A stuffed animal describes a toy animal stuffed with straw, beans, cotton, and other similar materials. Some stuffed animals are very old - home made cloth dolls stuffed with straw go back to at least the 1830s, perhaps much older.

Stuffed animals in the past were frequently produced by stuffing the evacuated skins of hunted animals. The phrase is still sometimes used to refer to examples of Taxidermy. However, with modern technology it is now possible to produce them with synthetic materials. For this reason, a plush toy or plushie may be a more appropriate name for a modern synthetic stuffed animal.

The first commercial concern to create stuffed toys is apparently the Steiff company that was founded in 1880 in Germany. In some parts of Germany, stuffed animals are informally referred to in German as Steiftiere, which derives from the name of that company; however, this is largely unknown to casual German speakers today because steif also means stiff, which is also why the word lost the second f.

One of the most popular types of stuffed animal is the teddy bear. Another is the sock monkey.

A popular commercial brand of stuffed animals is Ty Beanie Babies.


It is known from tomb paintings in Ancient Egypt and Mesopotamian civilisations that stuffed animals existed in those societies for religious purposes, and undoubtedly for human play as well. Human psychology has very strong links with anthropomorphism, and so it is almost certain that most cultures and societies in human history have used stuffed toys in the form of popular animals for children's' entertainment.

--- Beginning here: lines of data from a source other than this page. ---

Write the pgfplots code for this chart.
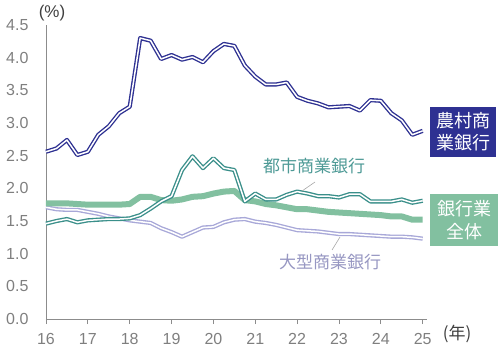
\documentclass[border=0pt]{standalone}
\usepackage{fontspec}
\setmainfont{Liberation Sans}
\newfontfamily\cjk{Noto Sans CJK JP}
\usepackage{pgfplots}
\usepackage{pgfplotstable}
\pgfplotsset{compat=1.18}
\definecolor{rural}{HTML}{2E3192}
\definecolor{city}{HTML}{3A8F8A}
\definecolor{allb}{HTML}{82C0A0}
\definecolor{large}{HTML}{A8A8D8}
\definecolor{axisgray}{HTML}{8C8C8C}
\definecolor{ticklab}{HTML}{7F7F7F}
\pgfplotstableread{
x rural city all large
16.00 2.56 1.46 1.77 1.71
16.25 2.61 1.50 1.77 1.68
16.50 2.74 1.53 1.77 1.67
16.75 2.51 1.48 1.76 1.67
17.00 2.56 1.51 1.75 1.64
17.25 2.82 1.52 1.75 1.61
17.50 2.95 1.53 1.75 1.57
17.75 3.15 1.53 1.75 1.54
18.00 3.25 1.54 1.76 1.51
18.25 4.30 1.59 1.87 1.49
18.50 4.26 1.69 1.87 1.47
18.75 3.98 1.80 1.82 1.39
19.00 4.04 1.88 1.81 1.33
19.25 3.97 2.28 1.83 1.26
19.50 4.01 2.49 1.87 1.33
19.75 3.93 2.31 1.88 1.40
20.00 4.10 2.46 1.92 1.41
20.25 4.21 2.31 1.95 1.48
20.50 4.18 2.28 1.96 1.52
20.75 3.88 1.80 1.82 1.53
21.00 3.71 1.92 1.80 1.49
21.25 3.59 1.83 1.76 1.47
21.50 3.59 1.83 1.74 1.44
21.75 3.62 1.90 1.71 1.40
22.00 3.40 1.95 1.68 1.36
22.25 3.34 1.92 1.68 1.35
22.50 3.30 1.88 1.66 1.34
22.75 3.24 1.88 1.64 1.32
23.00 3.25 1.86 1.63 1.30
23.25 3.26 1.91 1.62 1.30
23.50 3.19 1.91 1.61 1.29
23.75 3.35 1.80 1.60 1.28
24.00 3.34 1.80 1.59 1.27
24.25 3.15 1.80 1.57 1.26
24.50 3.04 1.83 1.57 1.26
24.75 2.82 1.78 1.52 1.25
25.00 2.88 1.81 1.52 1.23
}\datatable
\begin{document}
\begin{tikzpicture}[x=1pt,y=1pt]
\path[use as bounding box] (-46,-37) rectangle (456,319);
\begin{axis}[at={(0,0)}, anchor=south west, scale only axis,
 width=380.9pt, height=294pt,
 xmin=16, xmax=25.1, ymin=0, ymax=4.5,
 axis x line*=bottom, axis y line*=left,
 axis line style={axisgray, line width=0.8pt, -},
 xtick={16,17,...,25}, ytick={0,0.5,1,1.5,2,2.5,3,3.5,4,4.5},
 tick align=outside, major tick length=5pt,
 xtick style={axisgray, line width=0.8pt}, ytick style={draw=none},
 ticklabel style={font=\fontsize{16}{16}\selectfont, text=ticklab},
 /pgf/number format/assume math mode=true,
 yticklabel style={xshift=-9pt, /pgf/number format/fixed, /pgf/number format/fixed zerofill, /pgf/number format/precision=1},
 xticklabel style={yshift=-6pt},
 clip=false,
 dbl/.style={line width=1.35pt, double=white, double distance=1.5pt, line join=round},
]
\addplot[dbl, draw=large] table[x=x, y=large] {\datatable};
\addplot[allb, line width=6pt, line join=round] table[x=x, y=all] {\datatable};
\addplot[dbl, draw=city] table[x=x, y=city] {\datatable};
\addplot[dbl, draw=rural] table[x=x, y=rural] {\datatable};
\end{axis}
\node[font=\fontsize{17}{17}\selectfont, text=black!75] at (6,306) {(\%)};
\node[font=\cjk\fontsize{17}{17}\selectfont, text=black!75] at (411,-15) {(年)};
\node[font=\cjk\fontsize{18}{22}\selectfont, text=white, fill=rural, align=center,
  minimum width=66pt, minimum height=50pt, inner sep=0pt] at (417,187) {農村商\\業銀行};
\node[font=\cjk\fontsize{18}{23}\selectfont, text=white, fill=allb, align=center,
  minimum width=68pt, minimum height=52pt, inner sep=0pt] at (418,99) {銀行業\\全体};
\node[font=\cjk\fontsize{17}{17}\selectfont, text=city!90, inner sep=0pt] at (268,153) {都市商業銀行};
\draw[black!35, line width=0.6pt] (269,137) -- (256,128);
\node[font=\cjk\fontsize{17}{17}\selectfont, text=large!90!black, inner sep=0pt] at (284,57) {大型商業銀行};
\draw[black!35, line width=0.6pt] (294,82) -- (286,69);
\end{tikzpicture}
\end{document}
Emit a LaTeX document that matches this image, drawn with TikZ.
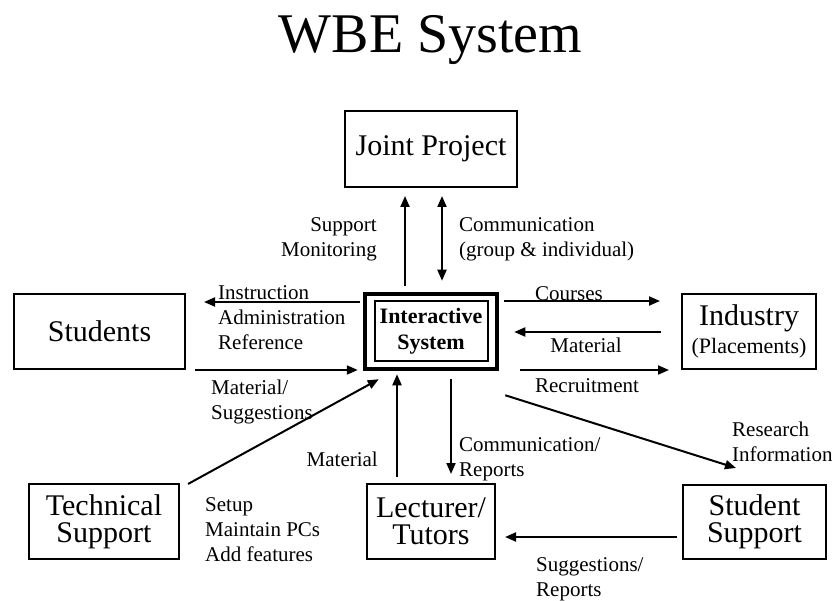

In medieval Europe, stuffed animals were often used in mystery plays to represent Biblical animals, such as the serpent in the Garden of Eden and the lions in the Book of Daniel. During the Industrial Revolution in Europe from c.1750 onwards, the toy industry became a significant source of profits amongst the rapidly expanding and increasingly young populations of European nations. During the nineteenth century, the concept of the stuffed animal (known as a cuddly toy in Britain) as an entertainment product took off, with commercial enterprises such as the Steiff company being established to produce children's' toys.

In the twentieth century, anthropomorphism became highly popular amongst urban communities, who were often isolated from contact with real animals and who subsequently assigned human characteristics to soft toys. The baby boom of the 1950s stimulated massive demand for stuffed toy animals in order to entertain babies and young children, whilst increasing appreciation of stuffed animals in adult culture led to the establishment of teddy bear collectors' societies.

Soft toys remain very popular in human societies due to certain aspects of human psychology. Humans, like all mammals, are naturally predisposed to nurture their young, whilst humans' domestication of increasing numbers of creatures has led to a subconscious need to nurture and protect young animals as well as human children. In modern industrial societies, humans living in urban environments are frequently isolated from contact with animals (except household pets) and so are able to anthropomorphise soft toys. Humans' curiosity of the unknown and unfamiliar has led to a vast increase in the popularity of soft toys representing animals not indigenous to Europe, particularly exotic African animals such as elephants and parrots.

Plushophiles are people who are sexually aroused by stuffed animals.